Iconic poppies climb in retreat from climate change
Prized by gardeners worldwide, several species of the iconically beautiful Meconopsis (Himalayan poppies) could soon be threatened in their native habitat as climate change pushes them to ever smaller mountain sanctuaries. Within 50 years they could be teetering on the brink of extinction in the wild, according to a new study by scientists from China’s Kunming Institute of Botany, the Royal Botanic Garden Edinburgh, and Columbus State University in the US.
Although their native range is broad, spanning the Himalayas from western Nepal to western China, Meconopsis are restricted to patches of a particular habitat: cool alpine meadows. Like many other alpine species, they are particularly vulnerable to climate change.
As temperatures warm, other species of the mountains’ lower slopes start to move uphill, encroaching upon the habitats of cool-adapted species. Specialist alpine species – such as Meconopsis – are constrained to diminishing patches of habitat resulting in reduced numbers of individuals, likely losses of genetic diversity and, potentially, species extinction.
For the research paper, published in the journal Ecology and Evolution, the scientists – led by Kunming Institute of Botany PhD student Xie He, worked with information from preserved plant collections in herbaria around the world. Using the year 1970 as a benchmark - as it is recognised as a defining moment in global temperature trends, from when a steady increase is recorded - they established the elevation at which Meconopsis were found had shifted by an average of over 300m between the pre-1970s and the post-1970s.

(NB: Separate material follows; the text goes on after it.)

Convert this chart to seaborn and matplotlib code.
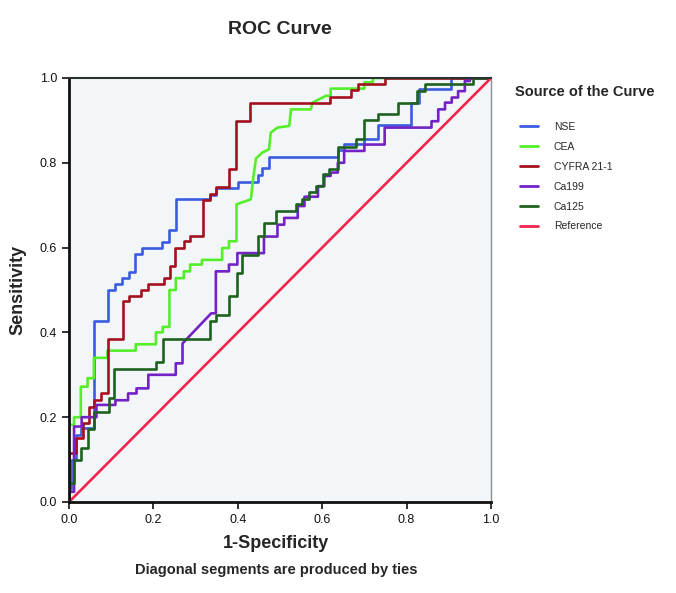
import pandas as pd
import matplotlib.pyplot as plt
import seaborn as sns
from matplotlib.lines import Line2D

# ROC vertices (1-specificity, sensitivity)
nse_x = [0, 0, 0.005, 0.005, 0.017, 0.017, 0.028, 0.028, 0.06, 0.06, 0.093, 0.093,
         0.109, 0.109, 0.125, 0.125, 0.141, 0.141, 0.157, 0.157, 0.173, 0.173, 0.22, 0.22,
         0.236, 0.236, 0.253, 0.253, 0.333, 0.333, 0.348, 0.348, 0.40, 0.40, 0.447, 0.447,
         0.458, 0.458, 0.474, 0.474, 0.637, 0.637, 0.651, 0.651, 0.70, 0.70, 0.733, 0.733,
         0.81, 0.81, 0.83, 0.83, 0.905, 0.905, 1.0]
nse_y = [0, 0.03, 0.03, 0.10, 0.10, 0.158, 0.158, 0.175, 0.175, 0.427, 0.427, 0.50,
         0.50, 0.515, 0.515, 0.528, 0.528, 0.542, 0.542, 0.586, 0.586, 0.599, 0.599, 0.613,
         0.613, 0.642, 0.642, 0.714, 0.714, 0.724, 0.724, 0.74, 0.74, 0.755, 0.755, 0.771,
         0.771, 0.787, 0.787, 0.814, 0.814, 0.83, 0.83, 0.845, 0.845, 0.856, 0.856, 0.89,
         0.89, 0.94, 0.94, 0.975, 0.975, 1.0, 1.0]

cea_x = [0, 0, 0.012, 0.012, 0.028, 0.028, 0.044, 0.044, 0.059, 0.059, 0.091, 0.091,
         0.158, 0.158, 0.206, 0.206, 0.222, 0.222, 0.238, 0.238, 0.253, 0.253, 0.272, 0.272,
         0.287, 0.287, 0.315, 0.315, 0.363, 0.363, 0.379, 0.379, 0.397, 0.397, 0.431, 0.436,
         0.443, 0.458, 0.474, 0.478, 0.494, 0.522, 0.526, 0.573, 0.577, 0.609, 0.62, 0.62,
         0.70, 0.70, 0.72, 0.72, 1.0]
cea_y = [0, 0.182, 0.182, 0.20, 0.20, 0.272, 0.272, 0.292, 0.292, 0.34, 0.34, 0.357,
         0.357, 0.372, 0.372, 0.40, 0.40, 0.413, 0.413, 0.50, 0.50, 0.528, 0.528, 0.544,
         0.544, 0.56, 0.56, 0.571, 0.571, 0.599, 0.599, 0.615, 0.615, 0.702, 0.714, 0.76,
         0.81, 0.824, 0.832, 0.871, 0.883, 0.887, 0.926, 0.926, 0.942, 0.958, 0.958, 0.975,
         0.975, 0.99, 0.99, 1.0, 1.0]

cyfra_x = [0, 0, 0.016, 0.016, 0.032, 0.032, 0.048, 0.048, 0.059, 0.059, 0.075, 0.075,
           0.093, 0.093, 0.127, 0.127, 0.141, 0.141, 0.171, 0.171, 0.188, 0.188, 0.224, 0.224,
           0.24, 0.24, 0.252, 0.252, 0.272, 0.272, 0.287, 0.287, 0.318, 0.318, 0.333, 0.333,
           0.348, 0.348, 0.38, 0.38, 0.396, 0.396, 0.429, 0.429, 0.618, 0.618, 0.669, 0.669,
           0.685, 0.685, 0.748, 0.748, 1.0]
cyfra_y = [0, 0.115, 0.115, 0.15, 0.15, 0.186, 0.186, 0.225, 0.225, 0.24, 0.24, 0.256,
           0.256, 0.384, 0.384, 0.473, 0.473, 0.487, 0.487, 0.50, 0.50, 0.515, 0.515, 0.528,
           0.528, 0.556, 0.556, 0.599, 0.599, 0.615, 0.615, 0.627, 0.627, 0.712, 0.712, 0.726,
           0.726, 0.742, 0.742, 0.785, 0.785, 0.899, 0.899, 0.942, 0.942, 0.956, 0.956, 0.972,
           0.972, 0.986, 0.986, 1.0, 1.0]

ca199_x = [0, 0, 0.012, 0.012, 0.03, 0.03, 0.065, 0.065, 0.11, 0.11, 0.14, 0.14,
           0.16, 0.16, 0.188, 0.188, 0.253, 0.253, 0.269, 0.269, 0.337, 0.348, 0.348, 0.379,
           0.379, 0.399, 0.399, 0.462, 0.462, 0.494, 0.494, 0.51, 0.51, 0.542, 0.542, 0.558,
           0.558, 0.59, 0.59, 0.605, 0.605, 0.62, 0.62, 0.637, 0.637, 0.652, 0.652, 0.70,
           0.70, 0.748, 0.748, 0.859, 0.859, 0.875, 0.875, 0.891, 0.891, 0.907, 0.907, 0.922,
           0.922, 0.938, 0.938, 0.95, 0.95, 1.0]
ca199_y = [0, 0.024, 0.024, 0.178, 0.178, 0.20, 0.20, 0.229, 0.229, 0.24, 0.24, 0.256,
           0.256, 0.268, 0.268, 0.30, 0.30, 0.327, 0.327, 0.374, 0.445, 0.445, 0.544, 0.544,
           0.56, 0.56, 0.587, 0.587, 0.626, 0.626, 0.654, 0.654, 0.67, 0.67, 0.698, 0.698,
           0.72, 0.72, 0.745, 0.745, 0.769, 0.769, 0.777, 0.777, 0.80, 0.80, 0.828, 0.828,
           0.843, 0.843, 0.883, 0.883, 0.898, 0.898, 0.926, 0.926, 0.942, 0.942, 0.954, 0.954,
           0.969, 0.969, 0.993, 0.993, 1.0, 1.0]

ca125_x = [0, 0, 0.012, 0.012, 0.028, 0.028, 0.044, 0.044, 0.059, 0.059, 0.095, 0.095,
           0.107, 0.107, 0.206, 0.206, 0.222, 0.222, 0.333, 0.333, 0.348, 0.348, 0.379, 0.379,
           0.399, 0.399, 0.411, 0.411, 0.447, 0.447, 0.462, 0.462, 0.49, 0.49, 0.537, 0.537,
           0.553, 0.553, 0.569, 0.569, 0.585, 0.585, 0.601, 0.601, 0.617, 0.617, 0.637, 0.637,
           0.681, 0.681, 0.70, 0.70, 0.733, 0.733, 0.78, 0.78, 0.825, 0.825, 0.843, 0.843,
           0.958, 0.958, 1.0]
ca125_y = [0, 0.044, 0.044, 0.099, 0.099, 0.127, 0.127, 0.172, 0.172, 0.213, 0.213, 0.245,
           0.245, 0.313, 0.313, 0.331, 0.331, 0.384, 0.384, 0.426, 0.426, 0.442, 0.442, 0.485,
           0.485, 0.54, 0.54, 0.583, 0.583, 0.627, 0.627, 0.658, 0.658, 0.686, 0.686, 0.702,
           0.702, 0.714, 0.714, 0.73, 0.73, 0.745, 0.745, 0.773, 0.773, 0.785, 0.785, 0.838,
           0.838, 0.855, 0.855, 0.90, 0.90, 0.914, 0.914, 0.942, 0.942, 0.97, 0.97, 0.987,
           0.987, 1.0, 1.0]

ref_x = [0, 1]
ref_y = [0, 1]

names = ["NSE", "CEA", "CYFRA 21-1", "Ca199", "Ca125", "Reference"]
colors = ["#3B5CE0", "#55EE2A", "#A3111F", "#7322C6", "#1E621E", "#F0244C"]

curves = [(nse_x, nse_y), (cea_x, cea_y), (cyfra_x, cyfra_y),
          (ca199_x, ca199_y), (ca125_x, ca125_y), (ref_x, ref_y)]
frames = []
for name, (xs, ys) in zip(names, curves):
    frames.append(pd.DataFrame({"fpr": xs, "tpr": ys, "curve": name}))
df = pd.concat(frames, ignore_index=True)

sns.set_style("white")
plt.rcParams["font.family"] = ["Liberation Sans", "DejaVu Sans"]

fig = plt.figure(figsize=(6.76, 5.93), dpi=100)
ax = fig.add_axes([69 / 676, 1 - 502 / 593, 422 / 676, 424 / 593])
ax.set_facecolor("#F3F6F8")

sns.lineplot(data=df, x="fpr", y="tpr", hue="curve", palette=dict(zip(names, colors)),
             sort=False, estimator=None, linewidth=1.9, legend=False, ax=ax)

ax.set_xlim(0, 1)
ax.set_ylim(0, 1)
ax.set_xticks([0, 0.2, 0.4, 0.6, 0.8, 1.0])
ax.set_yticks([0, 0.2, 0.4, 0.6, 0.8, 1.0])
ax.set_xticklabels(["0.0", "0.2", "0.4", "0.6", "0.8", "1.0"])
ax.set_yticklabels(["0.0", "0.2", "0.4", "0.6", "0.8", "1.0"])
ax.tick_params(axis="both", direction="out", length=5, width=1.2, labelsize=9,
               bottom=True, left=True, colors="#111111")
ax.set_xlabel("")
ax.set_ylabel("")
for side in ["left", "bottom"]:
    ax.spines[side].set_color("#111111")
    ax.spines[side].set_linewidth(2)
ax.spines["top"].set_color("#2A3232")
ax.spines["top"].set_linewidth(1.5)
ax.spines["right"].set_color("#8A8F90")
ax.spines["right"].set_linewidth(1)

fig.text(280 / 676, 1 - 30 / 593, "ROC Curve", ha="center", va="center",
         fontsize=14, fontweight="bold")
fig.text(276 / 676, 1 - 543 / 593, "1-Specificity", ha="center", va="center",
         fontsize=13, fontweight="bold")
fig.text(276 / 676, 1 - 570 / 593, "Diagonal segments are produced by ties", ha="center",
         va="center", fontsize=10.5, fontweight="bold")
fig.text(18 / 676, 1 - 290 / 593, "Sensitivity", ha="center", va="center",
         rotation=90, fontsize=13, fontweight="bold")

# legend title placed on its own, entries below it
fig.text(515 / 676, 1 - 92 / 593, "Source of the Curve", ha="left", va="center",
         fontsize=10.5, fontweight="bold")
handles = [Line2D([0], [0], color=c, linewidth=2) for c in colors]
leg = fig.legend(handles, names, loc="upper left",
                 bbox_to_anchor=(520 / 676, 1 - 122 / 593), frameon=False, fontsize=7.5,
                 handlelength=1.75, handletextpad=1.5, labelspacing=0.95,
                 borderaxespad=0, borderpad=0)

fig.savefig("out.png", dpi=100, facecolor="white")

Next, they employed computer modelling techniques to investigate the potential impacts of future climate change upon the Himalayan poppies. Because the future rate of climate change is uncertain, and depends upon how effectively greenhouse gas emissions are reduced, they explored two possible scenarios: a “business as usual” situation, in which little progress is made and global mean surface temperatures rise by 4 or 5 ℃ by the end of the 21st century; and another assuming that action is taken to control greenhouse gas emissions and global temperature increases are limited to around 2 ℃.
Under both models, Meconopsis species were found to continue to shift upwards and northwards in their distribution. Under the more optimistic, 2 ℃, scenario most were still able to find enough suitable habitat to survive. However, under the “business as usual” scenario, the majority would experience severe reductions in range by 2070.
Particularly worrying was that, whatever the scenario, species already occupying the highest altitudes - such as the stunning red Meconopsis punicea - were consistently predicted to find less growing space.
Dr Antje Ahrends, of the Royal Botanic Garden Edinburgh, said: “Our results suggest that Himalayan poppies have already been significantly impacted by climate change and that if these trends continue over the coming decades, conservation action may be necessary to ensure the long-term persistence of these species.
“Unless rapid action is taken to stabilise atmospheric greenhouse gas concentrations, global warming is likely to continue beyond the period studied in this paper into the 2100s, with temperatures increasing still further, and thus even relatively optimistic scenarios may ultimately put these beautiful, unique and vulnerable species in danger.”
Meconopsis is a particular favourite for gardening and non-gardening enthusiasts. While the most commonly-grown species – such as Meconopsis betonicifolia and its many varieties – have striking azure flowers, species in the wild range from butter-yellow to bright scarlet as well as the blue.
Humans are impacting on wild species in many ways, including climate change, habitat destruction and degradation and the introduction of invasive non-native species. In many ways, these factors compound one another, such as when climate change and habitat destruction together push a species into small areas of space, or when warmer climates are more favourable for invasive non-natives.
This research highlights the importance of preserved herbarium specimens – such as the three million specimens held at Royal Botanic Garden Edinburgh - in understanding the impact of climate change on biodiversity around the world.